I should add that my own out-of-print magnum opus The Blankenhorn Effect is presently available at Google Books, and when my update is done (later this month) I very much hope to do an Internet publishing deal for it and save a tree or two.
The medium is the message, as Marshall McLuhan said, and the message of the Internet is pretty clear. Make it available and maybe, if you’re lucky, someone will learn something from it. Don’t make it available, and it will cease to exist. (McLuhan still exists. That’s him behind the paper.)
August 13th, 2009
When will Microsoft admit the truth about software patents?
The truth being they are more trouble than they are worth.
Ever since the State Street case set off a gold rush to patent software, and software concepts, Microsoft has been tieingtying itself in knots.
(Here is a fun game. Invite your favorite Microsoft employee to lunch and then show up in this snazzy t-shirt from Zazzle.com. Inspiration for Insanity indeed.)
In Burning The Ships Microsoft lawyer Marshall Phelps, who previously developed IBM’s successful IP regime, described many of the machinations.
He writes Microsoft felt forced to abandon the Non-Assertion of Patents (NAP) clauses in its standard contracts, then patented every strand of code it could, then tried to use those patents to push itself into new areas like Linux.
Not only has its reputation been shattered by all this — Microsoft is routinely satirized as a force of implacable evil — but 10 years later it remains subject to patent blackmail.
As the i4i case shows Microsoft remains Gulliver in Lilliput when it comes to the patent bar of the Eastern District of Texas. The i4i code was originally an add-on to Word and when Microsoft added native support for this XML functionality the plaintiff pounced. Its litigation team rolled Microsoft’s lawyers the way Mexico’s soccer team rolled over the USA yesterday.
Microsoft does not need major changes to patent law in order to make this nightmare end. Despite the adjustments made by in re Bilski, the problem remains what it has been for a decade.
Software patents are more trouble than they are worth.
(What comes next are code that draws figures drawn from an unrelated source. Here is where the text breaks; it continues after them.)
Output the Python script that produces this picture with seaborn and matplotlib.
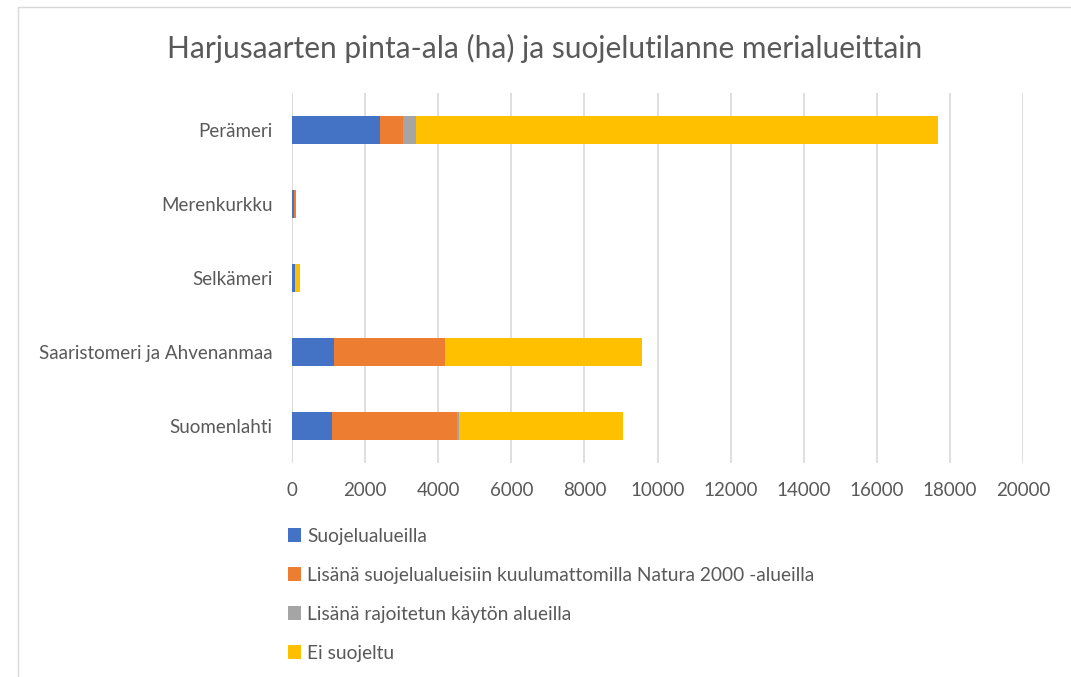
import pandas as pd
import matplotlib.pyplot as plt
import seaborn as sns
from matplotlib.patches import Patch
from matplotlib.lines import Line2D

regions = ['Perämeri', 'Merenkurkku', 'Selkämeri', 'Saaristomeri ja Ahvenanmaa', 'Suomenlahti']
suojelu = [2400, 50, 70, 1150, 1100]
natura = [650, 60, 10, 3025, 3410]
rajoitettu = [330, 0, 0, 0, 50]
ei_suojeltu = [14300, 10, 140, 5390, 4490]

series_names = ['Suojelualueilla',
                'Lisänä suojelualueisiin kuulumattomilla Natura 2000 -alueilla',
                'Lisänä rajoitetun käytön alueilla',
                'Ei suojeltu']
colors = ['#4472C4', '#ED7D31', '#A5A5A5', '#FFC000']

df = pd.DataFrame({'Alue': regions,
                   series_names[0]: suojelu,
                   series_names[1]: natura,
                   series_names[2]: rajoitettu,
                   series_names[3]: ei_suojeltu})
# cumulative sums, so the bars can be drawn on top of each other (stacked look)
cum = df[series_names].cumsum(axis=1)
cum['Alue'] = df['Alue']

sns.set_style('white')
plt.rcParams['font.family'] = ['Lato', 'DejaVu Sans']
text_col = '#595959'

fig = plt.figure(figsize=(10.71, 6.77), dpi=100)
ax = fig.add_axes([292 / 1071, 1 - 463 / 677, (1023 - 292) / 1071, 370 / 677])

for name, col in reversed(list(zip(series_names, colors))):
    sns.barplot(data=cum, y='Alue', x=name, orient='h', color=col,
                width=0.39, order=regions, ax=ax, saturation=1, linewidth=0)

ax.set_xlim(0, 20000)
ax.set_ylim(4.5, -0.5)
ax.set_xticks(range(0, 20001, 2000))
ax.set_xlabel('')
ax.set_ylabel('')
ax.xaxis.grid(True, color='#d9d9d9', linewidth=1.2)
ax.set_axisbelow(True)
for s in ax.spines.values():
    s.set_visible(False)
ax.axvline(0, color='#d9d9d9', linewidth=1.2, zorder=0)
ax.tick_params(axis='both', length=0, labelsize=13.5, colors=text_col)
ax.tick_params(axis='x', pad=14)
ax.tick_params(axis='y', pad=14)

fig.text(545 / 1071, 1 - 48 / 677, 'Harjusaarten pinta-ala (ha) ja suojelutilanne merialueittain',
         ha='center', va='center', fontsize=21.5, color=text_col)

handles = [Patch(facecolor=c, edgecolor='none') for c in colors]
fig.legend(handles, series_names, loc='upper left', bbox_to_anchor=(280 / 1071, 1 - 520 / 677),
           frameon=False, fontsize=13.8, labelcolor=text_col, handlelength=0.7, handleheight=0.7,
           handletextpad=0.3, labelspacing=1.15, borderaxespad=0)

# outer chart border
fig.add_artist(Line2D([18 / 1071, 18 / 1071], [0, 1 - 7 / 677], color='#d9d9d9', linewidth=1))
fig.add_artist(Line2D([18 / 1071, 1], [1 - 7 / 677, 1 - 7 / 677], color='#d9d9d9', linewidth=1))

fig.savefig('out.png', dpi=100)
plt.close(fig)
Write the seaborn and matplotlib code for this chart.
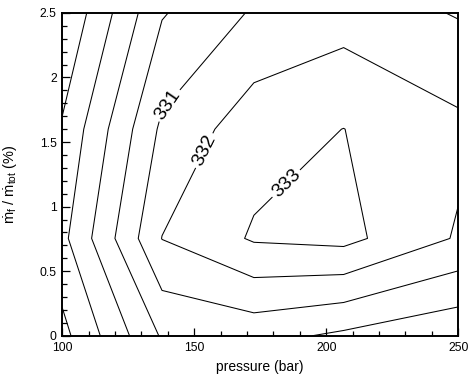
import matplotlib
matplotlib.use("Agg")
import matplotlib.pyplot as plt
import seaborn as sns
import numpy as np
from matplotlib.ticker import MultipleLocator, FormatStrFormatter

pressure = [100, 137.8, 172.6, 206.6, 250]
flow_ratio = [0, 0.754, 1.6, 2.5]

# temperature at each node, one list per flow ratio row
temp_row0 = [326.70, 330.11, 330.35, 329.81, 329.20]
temp_row1 = [327.74, 332.02, 333.11, 333.29, 331.90]
temp_row2 = [327.12, 331.20, 332.59, 333.01, 332.24]
temp_row3 = [326.05, 329.92, 331.11, 331.57, 330.93]

plain_levels = [327, 328, 329, 330]
labelled = [331, 332, 333]
label_pos = [(138.1, 1.82), (152.2, 1.45), (183.6, 1.205)]

sns.set_theme(style="white")
plt.rcParams["font.family"] = ["Liberation Sans", "DejaVu Sans"]
plt.rcParams["mathtext.fontset"] = "custom"
plt.rcParams["mathtext.rm"] = "Liberation Sans"
plt.rcParams["mathtext.it"] = "Liberation Sans"

temps = np.array([temp_row0, temp_row1, temp_row2, temp_row3])

fig = plt.figure(figsize=(4.68, 3.79), dpi=100)
ax = fig.add_axes([0.133, 0.114, 0.846, 0.852])

ax.contour(pressure, flow_ratio, temps, levels=plain_levels,
           colors="black", linewidths=0.75)
cs = ax.contour(pressure, flow_ratio, temps, levels=labelled,
                colors="black", linewidths=0.75)
ax.clabel(cs, manual=label_pos, fmt="%d",
          fontsize=14, inline=True, inline_spacing=3)

ax.set_xlim(100, 250)
ax.set_ylim(0, 2.5)
ax.xaxis.set_major_locator(MultipleLocator(50))
ax.xaxis.set_minor_locator(MultipleLocator(10))
ax.yaxis.set_major_locator(MultipleLocator(0.5))
ax.yaxis.set_minor_locator(MultipleLocator(0.1))
ax.yaxis.set_major_formatter(FormatStrFormatter("%g"))
ax.tick_params(which="both", direction="in", top=False, right=False,
               bottom=True, left=True, color="black", width=0.9,
               labelsize=8.8, labelcolor="black")
ax.tick_params(which="major", length=6)
ax.tick_params(which="minor", length=3.5)
ax.tick_params(axis="x", which="major", pad=4.5)
ax.tick_params(axis="y", which="major", pad=4)

for s in ax.spines.values():
    s.set_color("black")
    s.set_linewidth(1.4)

ax.set_xlabel("pressure (bar)", fontsize=10, color="black", labelpad=4)
ax.set_ylabel(r"$\dot{\mathrm{m}}_{\mathrm{f}}$ / $\dot{\mathrm{m}}_{\mathrm{tot}}$ (%)",
              fontsize=10.5, color="black")
ax.yaxis.set_label_coords(-0.108, 0.47)

fig.savefig("out.png", dpi=100)
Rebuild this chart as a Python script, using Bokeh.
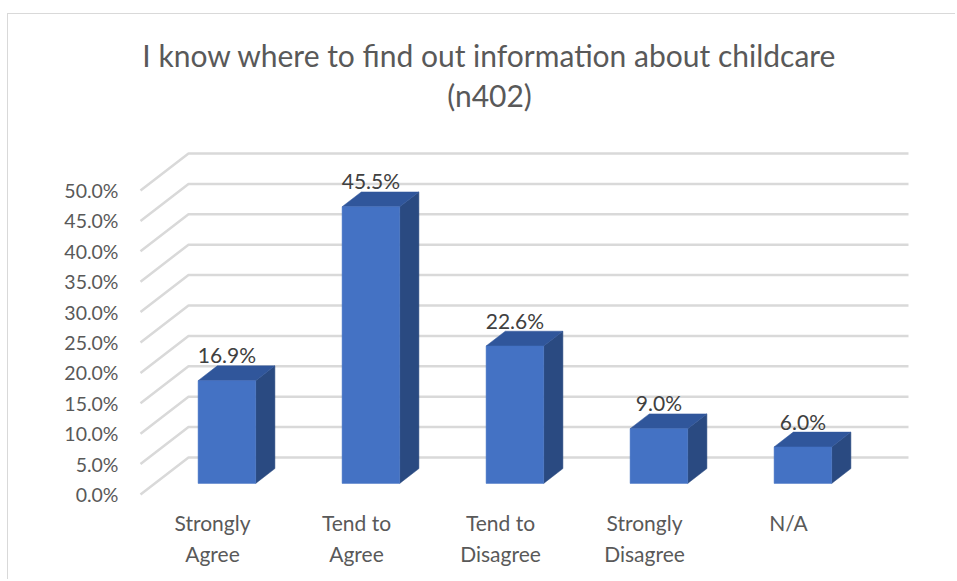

In every other area of invention, companies can easily invent themselves around patent claims. You build a better mousetrap. No one can protect the idea of hating meeses to pieces.
Copyright is the best protection for software. It lasts longer, you don’t have to make a big filing on it, you don’t have to open the kimono to win in court.
Just file a case to overturn State Street, or limit your lobbying to a call for an end to software patents. Eben Moglen will give you a victory hug. The medical boys won’t object. You’ll get some of your reputation back, and you can go back to doing business instead of running a law firm.